Short problem:
Pull out each line of the records holding the string "this".

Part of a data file
-*-

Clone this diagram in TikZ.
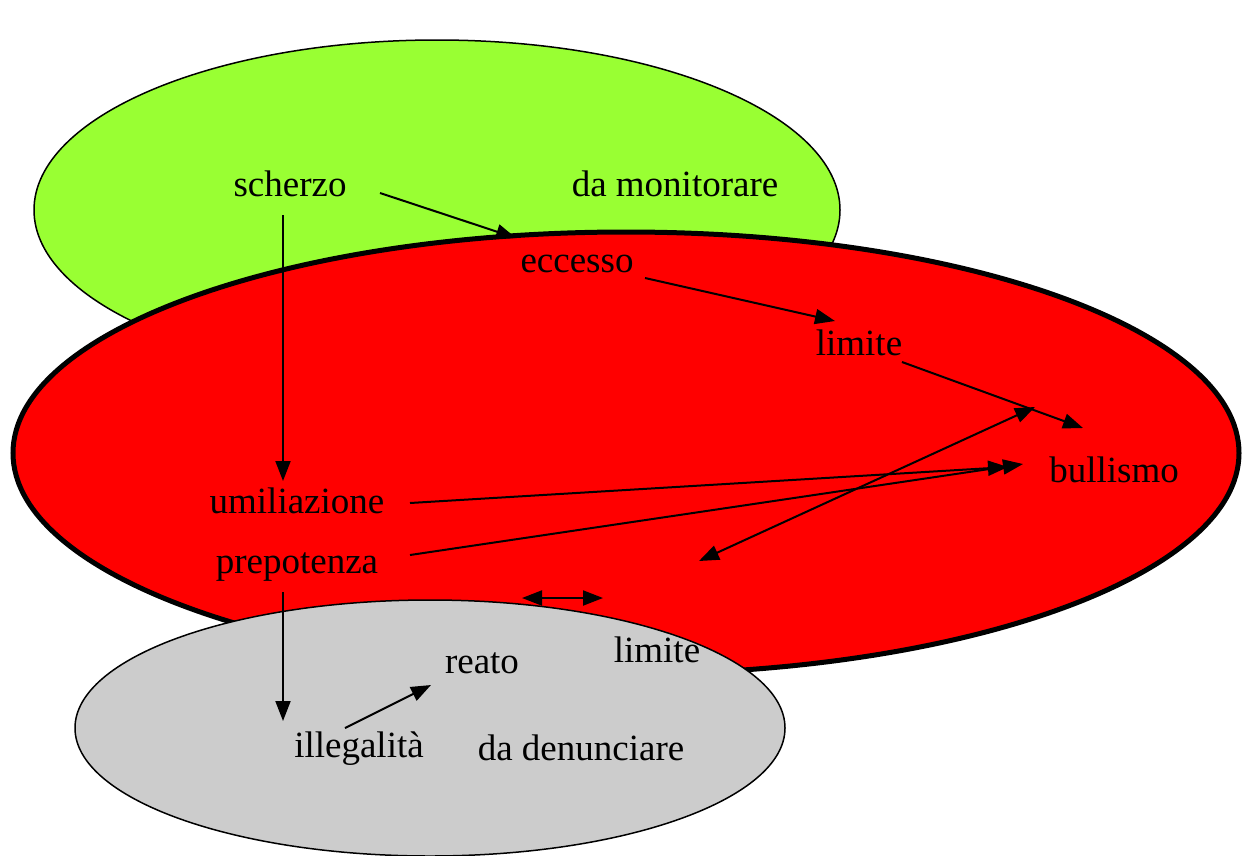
\documentclass[tikz,border=0pt]{standalone}
\usepackage{fontspec}
\setmainfont{Liberation Serif}
\usetikzlibrary{arrows.meta}
\definecolor{lgreen}{RGB}{153,255,51}
\definecolor{lred}{RGB}{255,0,0}
\definecolor{lgrey}{RGB}{204,204,204}
\begin{document}
\begin{tikzpicture}[x=1pt,y=-1pt,
  lbl/.style={anchor=base,inner sep=0pt,font=\fontsize{37}{44}\selectfont},
  conn/.style={line width=2pt,-{Triangle[length=20pt,width=15pt]}},
  conn2/.style={line width=2pt,{Triangle[length=20pt,width=15pt]}-{Triangle[length=20pt,width=15pt]}}]
\useasboundingbox (0,0) rectangle (1242,855);
\clip (0,0) rectangle (1242,855);
% regions
\path[fill=lgreen,draw=black,line width=1.5pt] (437,210) ellipse [x radius=403,y radius=170];
\path[fill=lred,draw=black,line width=5pt] (626,453) ellipse [x radius=613,y radius=221];
\path[fill=lgrey,draw=black,line width=1.5pt] (430,728) ellipse [x radius=355,y radius=128];
% labels
\node[lbl] (scherzo) at (290,196) {scherzo};
\node[lbl] (monit) at (675,196) {da monitorare};
\node[lbl] (eccesso) at (577,272) {eccesso};
\node[lbl] (limite1) at (859,355) {limite};
\node[lbl] (bullismo) at (1114,482) {bullismo};
\node[lbl] (umil) at (297,513) {umiliazione};
\node[lbl] (prep) at (297,573) {prepotenza};
\node[lbl] (limite2) at (657,662) {limite};
\node[lbl] (reato) at (482,673) {reato};
\node[lbl] (illeg) at (359,757) {illegalità};
\node[lbl] (denun) at (581,760) {da denunciare};
% connector end points
\coordinate (a1) at (380,193);
\coordinate (a2) at (516,238);
\coordinate (b1) at (283,215);
\coordinate (b2) at (283,481);
\coordinate (c1) at (645,278);
\coordinate (c2) at (835,321);
\coordinate (d1) at (902,362);
\coordinate (d2) at (1083,428);
\coordinate (e1) at (699,561);
\coordinate (e2) at (1035,407);
\coordinate (f1) at (410,503);
\coordinate (f2) at (1008,467);
\coordinate (g1) at (410,555);
\coordinate (g2) at (1023,464);
\coordinate (h1) at (283,592);
\coordinate (h2) at (283,721);
\coordinate (i1) at (522,598);
\coordinate (i2) at (603,598);
\coordinate (j1) at (345,728);
\coordinate (j2) at (431,685);
% connectors
\draw[conn] (a1) -- (a2);
\draw[conn] (b1) -- (b2);
\draw[conn] (c1) -- (c2);
\draw[conn] (d1) -- (d2);
\draw[conn2] (e1) -- (e2);
\draw[conn] (f1) -- (f2);
\draw[conn] (g1) -- (g2);
\draw[conn] (h1) -- (h2);
\draw[conn2] (i1) -- (i2);
\draw[conn] (j1) -- (j2);
\end{tikzpicture}
\end{document}
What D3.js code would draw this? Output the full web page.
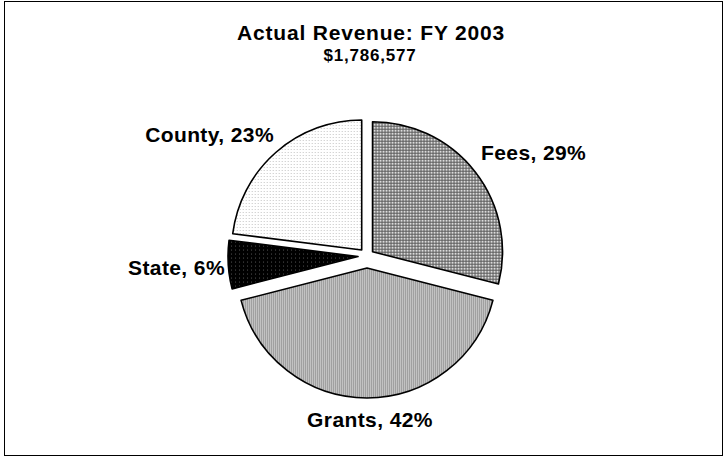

-*-

Solution to the exercise:
Clone this diagram in TikZ.
What D3.js code would draw this? Output the full web page.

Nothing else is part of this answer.